▶ **GIVEN PROBLEM**
Below this line are records; write out exactly the lines from the one containing "Rebuild this diagram as a LaTeX" through the one containing "width=0.8pt, black!85, line", with the pictures left out.

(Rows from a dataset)
§ §

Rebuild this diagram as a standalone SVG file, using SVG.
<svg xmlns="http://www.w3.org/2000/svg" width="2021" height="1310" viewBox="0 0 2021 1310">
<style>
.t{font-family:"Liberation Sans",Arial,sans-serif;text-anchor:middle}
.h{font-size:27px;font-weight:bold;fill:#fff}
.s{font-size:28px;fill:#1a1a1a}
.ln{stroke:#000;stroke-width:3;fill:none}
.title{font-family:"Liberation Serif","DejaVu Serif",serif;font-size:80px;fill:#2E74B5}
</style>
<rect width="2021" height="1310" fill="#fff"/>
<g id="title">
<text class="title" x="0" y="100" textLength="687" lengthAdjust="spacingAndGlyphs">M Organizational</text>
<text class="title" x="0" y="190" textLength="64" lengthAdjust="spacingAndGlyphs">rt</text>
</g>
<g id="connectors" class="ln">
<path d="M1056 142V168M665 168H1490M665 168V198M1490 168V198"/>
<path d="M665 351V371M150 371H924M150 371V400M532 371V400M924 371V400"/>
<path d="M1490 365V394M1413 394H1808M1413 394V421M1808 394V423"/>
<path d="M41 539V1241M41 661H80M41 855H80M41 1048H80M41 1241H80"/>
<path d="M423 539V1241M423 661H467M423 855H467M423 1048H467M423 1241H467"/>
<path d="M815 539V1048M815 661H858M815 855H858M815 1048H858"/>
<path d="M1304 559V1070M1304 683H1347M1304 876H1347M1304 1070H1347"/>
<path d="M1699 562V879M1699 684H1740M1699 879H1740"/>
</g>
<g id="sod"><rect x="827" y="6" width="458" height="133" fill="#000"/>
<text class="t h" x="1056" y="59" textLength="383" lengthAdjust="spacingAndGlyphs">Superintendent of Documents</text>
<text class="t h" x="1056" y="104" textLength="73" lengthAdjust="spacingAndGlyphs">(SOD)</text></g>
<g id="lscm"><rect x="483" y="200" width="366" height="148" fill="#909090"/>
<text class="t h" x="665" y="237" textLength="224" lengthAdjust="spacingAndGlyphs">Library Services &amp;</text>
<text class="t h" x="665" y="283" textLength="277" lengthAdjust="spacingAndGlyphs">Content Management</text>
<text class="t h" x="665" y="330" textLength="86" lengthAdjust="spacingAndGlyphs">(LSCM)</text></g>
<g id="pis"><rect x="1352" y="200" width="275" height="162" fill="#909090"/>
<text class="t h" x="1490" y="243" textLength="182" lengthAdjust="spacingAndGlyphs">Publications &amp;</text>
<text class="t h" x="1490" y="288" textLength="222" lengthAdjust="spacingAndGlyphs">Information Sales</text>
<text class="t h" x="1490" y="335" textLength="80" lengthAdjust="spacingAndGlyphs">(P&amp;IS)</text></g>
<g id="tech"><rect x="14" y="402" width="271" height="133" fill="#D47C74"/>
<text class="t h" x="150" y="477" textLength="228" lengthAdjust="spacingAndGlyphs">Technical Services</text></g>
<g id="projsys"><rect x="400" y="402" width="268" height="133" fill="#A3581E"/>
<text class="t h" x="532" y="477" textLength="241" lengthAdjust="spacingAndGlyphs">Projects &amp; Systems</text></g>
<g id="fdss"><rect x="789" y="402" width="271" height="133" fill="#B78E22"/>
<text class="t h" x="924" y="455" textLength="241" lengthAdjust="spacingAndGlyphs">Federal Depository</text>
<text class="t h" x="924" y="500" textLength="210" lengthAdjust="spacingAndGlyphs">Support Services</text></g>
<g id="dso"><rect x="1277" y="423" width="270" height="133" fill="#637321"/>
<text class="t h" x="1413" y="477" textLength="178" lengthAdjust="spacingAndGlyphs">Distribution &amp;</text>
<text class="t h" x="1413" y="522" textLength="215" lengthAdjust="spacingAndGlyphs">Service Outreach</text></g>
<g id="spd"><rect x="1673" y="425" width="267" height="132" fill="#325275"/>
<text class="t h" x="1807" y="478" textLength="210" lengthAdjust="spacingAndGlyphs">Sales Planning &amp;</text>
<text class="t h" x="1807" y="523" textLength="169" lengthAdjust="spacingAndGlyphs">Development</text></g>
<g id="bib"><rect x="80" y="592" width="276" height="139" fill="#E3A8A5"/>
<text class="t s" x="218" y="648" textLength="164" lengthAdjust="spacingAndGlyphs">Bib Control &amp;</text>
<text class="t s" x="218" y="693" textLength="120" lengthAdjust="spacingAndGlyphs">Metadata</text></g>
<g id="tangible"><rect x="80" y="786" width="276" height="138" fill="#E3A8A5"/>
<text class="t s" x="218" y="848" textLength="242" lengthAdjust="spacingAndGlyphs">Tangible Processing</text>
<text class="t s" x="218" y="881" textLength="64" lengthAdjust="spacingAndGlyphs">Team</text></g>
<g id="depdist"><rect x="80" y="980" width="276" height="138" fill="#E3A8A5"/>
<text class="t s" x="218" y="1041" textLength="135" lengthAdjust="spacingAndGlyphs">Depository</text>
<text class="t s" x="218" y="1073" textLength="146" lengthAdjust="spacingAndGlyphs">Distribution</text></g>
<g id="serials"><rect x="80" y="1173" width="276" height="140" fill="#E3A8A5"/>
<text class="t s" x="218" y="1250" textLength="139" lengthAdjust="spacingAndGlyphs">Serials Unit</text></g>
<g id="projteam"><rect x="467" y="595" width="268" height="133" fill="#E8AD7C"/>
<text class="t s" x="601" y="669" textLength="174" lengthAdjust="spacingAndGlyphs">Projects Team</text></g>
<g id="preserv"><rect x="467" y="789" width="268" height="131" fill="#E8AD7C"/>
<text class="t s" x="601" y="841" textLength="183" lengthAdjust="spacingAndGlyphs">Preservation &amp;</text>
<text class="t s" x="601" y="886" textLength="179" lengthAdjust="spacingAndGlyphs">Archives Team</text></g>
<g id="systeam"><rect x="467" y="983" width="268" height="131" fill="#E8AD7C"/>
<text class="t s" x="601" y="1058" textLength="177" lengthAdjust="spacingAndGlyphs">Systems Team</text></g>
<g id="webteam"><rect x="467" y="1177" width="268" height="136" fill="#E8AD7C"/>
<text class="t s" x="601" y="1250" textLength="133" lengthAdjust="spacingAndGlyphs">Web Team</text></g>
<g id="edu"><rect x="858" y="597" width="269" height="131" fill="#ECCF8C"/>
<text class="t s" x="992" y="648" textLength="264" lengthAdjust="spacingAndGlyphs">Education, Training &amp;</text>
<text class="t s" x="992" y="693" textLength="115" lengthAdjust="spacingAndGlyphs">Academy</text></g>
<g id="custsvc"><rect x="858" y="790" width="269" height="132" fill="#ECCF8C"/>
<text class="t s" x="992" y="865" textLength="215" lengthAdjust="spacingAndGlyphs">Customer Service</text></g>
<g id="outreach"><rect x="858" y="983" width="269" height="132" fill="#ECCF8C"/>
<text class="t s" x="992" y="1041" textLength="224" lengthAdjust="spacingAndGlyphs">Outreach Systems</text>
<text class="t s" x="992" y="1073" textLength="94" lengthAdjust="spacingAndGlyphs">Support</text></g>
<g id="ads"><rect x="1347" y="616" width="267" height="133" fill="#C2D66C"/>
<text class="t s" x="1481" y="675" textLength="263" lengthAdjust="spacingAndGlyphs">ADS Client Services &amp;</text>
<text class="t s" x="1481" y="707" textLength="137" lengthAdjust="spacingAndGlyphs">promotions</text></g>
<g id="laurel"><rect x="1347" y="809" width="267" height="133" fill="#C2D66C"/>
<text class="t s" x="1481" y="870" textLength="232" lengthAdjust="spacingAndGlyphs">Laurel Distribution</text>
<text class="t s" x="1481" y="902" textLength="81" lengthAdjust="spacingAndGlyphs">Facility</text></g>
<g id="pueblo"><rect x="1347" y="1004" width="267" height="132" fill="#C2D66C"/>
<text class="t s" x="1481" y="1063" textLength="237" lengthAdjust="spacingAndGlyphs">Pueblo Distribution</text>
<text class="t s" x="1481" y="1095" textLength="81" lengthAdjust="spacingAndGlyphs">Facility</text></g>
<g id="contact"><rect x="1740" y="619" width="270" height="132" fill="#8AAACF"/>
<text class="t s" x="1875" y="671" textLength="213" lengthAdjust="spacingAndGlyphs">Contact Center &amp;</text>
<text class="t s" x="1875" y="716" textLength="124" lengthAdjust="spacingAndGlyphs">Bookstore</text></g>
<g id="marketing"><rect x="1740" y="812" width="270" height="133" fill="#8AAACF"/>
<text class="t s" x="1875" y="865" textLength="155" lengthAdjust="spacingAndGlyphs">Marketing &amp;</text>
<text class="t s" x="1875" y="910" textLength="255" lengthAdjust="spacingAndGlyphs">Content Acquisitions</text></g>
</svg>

§ §

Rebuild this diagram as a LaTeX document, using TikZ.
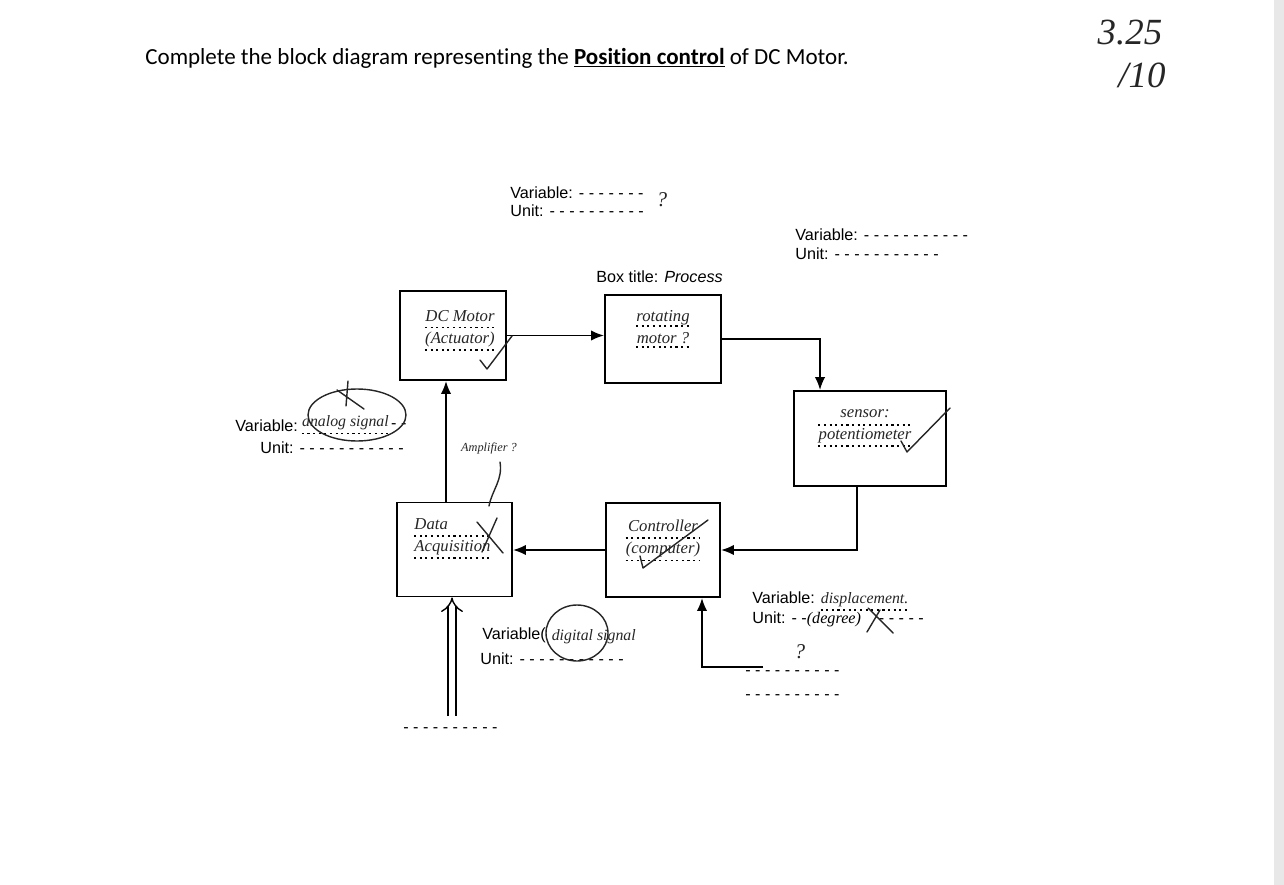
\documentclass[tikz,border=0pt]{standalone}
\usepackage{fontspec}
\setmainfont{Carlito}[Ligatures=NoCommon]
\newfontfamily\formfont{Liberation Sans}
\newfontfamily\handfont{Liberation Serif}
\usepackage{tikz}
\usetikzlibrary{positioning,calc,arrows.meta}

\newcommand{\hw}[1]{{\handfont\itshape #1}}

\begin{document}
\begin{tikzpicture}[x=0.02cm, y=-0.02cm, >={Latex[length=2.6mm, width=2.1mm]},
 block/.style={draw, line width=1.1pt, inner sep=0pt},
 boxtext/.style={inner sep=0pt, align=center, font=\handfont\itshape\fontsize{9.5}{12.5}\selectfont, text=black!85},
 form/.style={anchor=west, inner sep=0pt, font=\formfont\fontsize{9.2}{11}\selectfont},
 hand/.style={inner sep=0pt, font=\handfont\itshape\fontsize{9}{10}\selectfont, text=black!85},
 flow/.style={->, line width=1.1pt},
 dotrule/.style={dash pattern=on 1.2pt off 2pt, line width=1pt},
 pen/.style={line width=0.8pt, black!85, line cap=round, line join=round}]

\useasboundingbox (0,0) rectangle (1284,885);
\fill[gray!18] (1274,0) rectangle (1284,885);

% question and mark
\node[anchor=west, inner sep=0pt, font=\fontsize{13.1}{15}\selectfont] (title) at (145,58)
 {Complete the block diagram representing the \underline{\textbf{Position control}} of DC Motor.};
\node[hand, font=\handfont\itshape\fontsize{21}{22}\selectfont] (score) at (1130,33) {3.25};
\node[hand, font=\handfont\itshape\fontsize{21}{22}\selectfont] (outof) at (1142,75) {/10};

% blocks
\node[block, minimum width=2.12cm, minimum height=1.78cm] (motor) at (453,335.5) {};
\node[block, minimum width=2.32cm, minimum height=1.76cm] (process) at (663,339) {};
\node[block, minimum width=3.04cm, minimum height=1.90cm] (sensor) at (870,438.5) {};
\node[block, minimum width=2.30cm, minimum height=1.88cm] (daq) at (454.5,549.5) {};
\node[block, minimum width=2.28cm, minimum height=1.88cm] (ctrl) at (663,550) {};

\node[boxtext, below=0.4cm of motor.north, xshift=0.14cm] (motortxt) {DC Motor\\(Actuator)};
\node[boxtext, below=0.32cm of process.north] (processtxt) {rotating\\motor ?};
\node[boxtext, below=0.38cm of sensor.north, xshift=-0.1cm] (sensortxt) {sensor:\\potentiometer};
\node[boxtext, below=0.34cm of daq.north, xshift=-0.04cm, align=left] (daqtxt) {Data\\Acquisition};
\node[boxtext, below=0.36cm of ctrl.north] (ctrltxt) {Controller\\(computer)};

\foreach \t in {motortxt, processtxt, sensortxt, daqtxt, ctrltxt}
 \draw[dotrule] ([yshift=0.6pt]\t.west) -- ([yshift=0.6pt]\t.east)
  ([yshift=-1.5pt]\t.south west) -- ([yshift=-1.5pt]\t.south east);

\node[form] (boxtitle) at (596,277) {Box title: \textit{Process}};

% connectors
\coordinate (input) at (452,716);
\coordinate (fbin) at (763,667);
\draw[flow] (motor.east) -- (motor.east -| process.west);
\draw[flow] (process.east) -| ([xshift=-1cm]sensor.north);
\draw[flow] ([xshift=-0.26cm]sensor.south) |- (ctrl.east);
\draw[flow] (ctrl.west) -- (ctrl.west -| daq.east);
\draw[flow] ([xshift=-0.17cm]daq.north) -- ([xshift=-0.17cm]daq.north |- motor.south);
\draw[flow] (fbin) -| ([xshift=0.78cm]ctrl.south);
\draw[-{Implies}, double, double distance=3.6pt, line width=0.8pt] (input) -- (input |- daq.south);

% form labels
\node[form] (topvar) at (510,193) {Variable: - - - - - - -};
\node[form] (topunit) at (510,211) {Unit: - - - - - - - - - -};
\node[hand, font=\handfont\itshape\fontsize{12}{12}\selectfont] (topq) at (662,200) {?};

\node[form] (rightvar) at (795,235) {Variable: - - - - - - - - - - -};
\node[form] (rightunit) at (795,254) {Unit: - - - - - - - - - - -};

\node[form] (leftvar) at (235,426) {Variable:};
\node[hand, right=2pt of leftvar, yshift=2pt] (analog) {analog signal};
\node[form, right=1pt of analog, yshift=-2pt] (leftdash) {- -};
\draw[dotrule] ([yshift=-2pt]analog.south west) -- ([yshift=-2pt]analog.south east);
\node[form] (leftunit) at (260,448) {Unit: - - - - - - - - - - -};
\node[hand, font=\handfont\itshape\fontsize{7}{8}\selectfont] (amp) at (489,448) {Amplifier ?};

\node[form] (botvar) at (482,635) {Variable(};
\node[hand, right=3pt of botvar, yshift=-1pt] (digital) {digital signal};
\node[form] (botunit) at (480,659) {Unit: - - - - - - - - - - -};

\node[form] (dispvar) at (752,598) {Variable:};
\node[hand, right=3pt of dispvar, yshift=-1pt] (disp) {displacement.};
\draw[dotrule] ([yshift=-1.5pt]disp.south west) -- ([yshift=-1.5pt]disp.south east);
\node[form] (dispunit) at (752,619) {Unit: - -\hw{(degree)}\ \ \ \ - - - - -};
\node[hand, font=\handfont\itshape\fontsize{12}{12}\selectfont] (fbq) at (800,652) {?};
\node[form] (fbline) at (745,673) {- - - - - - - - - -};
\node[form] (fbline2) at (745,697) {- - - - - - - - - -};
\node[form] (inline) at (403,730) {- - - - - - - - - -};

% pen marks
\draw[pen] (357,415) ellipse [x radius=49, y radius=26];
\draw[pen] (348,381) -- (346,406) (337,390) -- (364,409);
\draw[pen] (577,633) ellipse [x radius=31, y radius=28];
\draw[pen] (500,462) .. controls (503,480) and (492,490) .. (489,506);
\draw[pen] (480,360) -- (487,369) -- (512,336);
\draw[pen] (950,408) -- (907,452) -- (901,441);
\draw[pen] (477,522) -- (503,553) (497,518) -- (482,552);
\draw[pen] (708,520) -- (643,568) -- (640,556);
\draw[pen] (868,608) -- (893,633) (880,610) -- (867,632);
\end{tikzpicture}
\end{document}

§ §

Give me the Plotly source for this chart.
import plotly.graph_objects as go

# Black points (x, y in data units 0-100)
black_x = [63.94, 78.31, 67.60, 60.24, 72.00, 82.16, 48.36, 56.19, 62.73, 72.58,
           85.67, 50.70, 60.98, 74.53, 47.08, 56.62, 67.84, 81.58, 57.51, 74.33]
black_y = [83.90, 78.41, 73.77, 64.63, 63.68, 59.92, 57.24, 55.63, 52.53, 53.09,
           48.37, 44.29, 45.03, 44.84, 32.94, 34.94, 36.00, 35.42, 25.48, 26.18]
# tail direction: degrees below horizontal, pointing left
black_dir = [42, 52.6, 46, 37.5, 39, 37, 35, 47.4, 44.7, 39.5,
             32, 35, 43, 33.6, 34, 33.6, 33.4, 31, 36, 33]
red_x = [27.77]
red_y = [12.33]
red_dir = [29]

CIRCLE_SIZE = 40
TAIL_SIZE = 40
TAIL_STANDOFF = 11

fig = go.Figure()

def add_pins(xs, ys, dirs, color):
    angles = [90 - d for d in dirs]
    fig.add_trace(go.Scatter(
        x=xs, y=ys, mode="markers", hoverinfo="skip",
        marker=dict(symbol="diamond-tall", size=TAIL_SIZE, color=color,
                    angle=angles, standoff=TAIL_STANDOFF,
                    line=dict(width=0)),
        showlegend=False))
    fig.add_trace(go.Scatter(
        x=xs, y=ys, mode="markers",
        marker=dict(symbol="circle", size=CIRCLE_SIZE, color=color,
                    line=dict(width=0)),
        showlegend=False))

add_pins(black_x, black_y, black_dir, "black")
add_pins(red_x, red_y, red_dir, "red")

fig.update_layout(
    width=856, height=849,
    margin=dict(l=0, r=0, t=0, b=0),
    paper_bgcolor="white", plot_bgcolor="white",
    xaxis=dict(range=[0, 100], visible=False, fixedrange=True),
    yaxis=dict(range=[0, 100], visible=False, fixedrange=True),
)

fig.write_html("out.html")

§ §

▶ **FINISHED ANSWER**
Rebuild this diagram as a LaTeX document, using TikZ.
\documentclass[tikz,border=0pt]{standalone}
\usepackage{fontspec}
\setmainfont{Carlito}[Ligatures=NoCommon]
\newfontfamily\formfont{Liberation Sans}
\newfontfamily\handfont{Liberation Serif}
\usepackage{tikz}
\usetikzlibrary{positioning,calc,arrows.meta}

\newcommand{\hw}[1]{{\handfont\itshape #1}}

\begin{document}
\begin{tikzpicture}[x=0.02cm, y=-0.02cm, >={Latex[length=2.6mm, width=2.1mm]},
 block/.style={draw, line width=1.1pt, inner sep=0pt},
 boxtext/.style={inner sep=0pt, align=center, font=\handfont\itshape\fontsize{9.5}{12.5}\selectfont, text=black!85},
 form/.style={anchor=west, inner sep=0pt, font=\formfont\fontsize{9.2}{11}\selectfont},
 hand/.style={inner sep=0pt, font=\handfont\itshape\fontsize{9}{10}\selectfont, text=black!85},
 flow/.style={->, line width=1.1pt},
 dotrule/.style={dash pattern=on 1.2pt off 2pt, line width=1pt},
 pen/.style={line width=0.8pt, black!85, line cap=round, line join=round}]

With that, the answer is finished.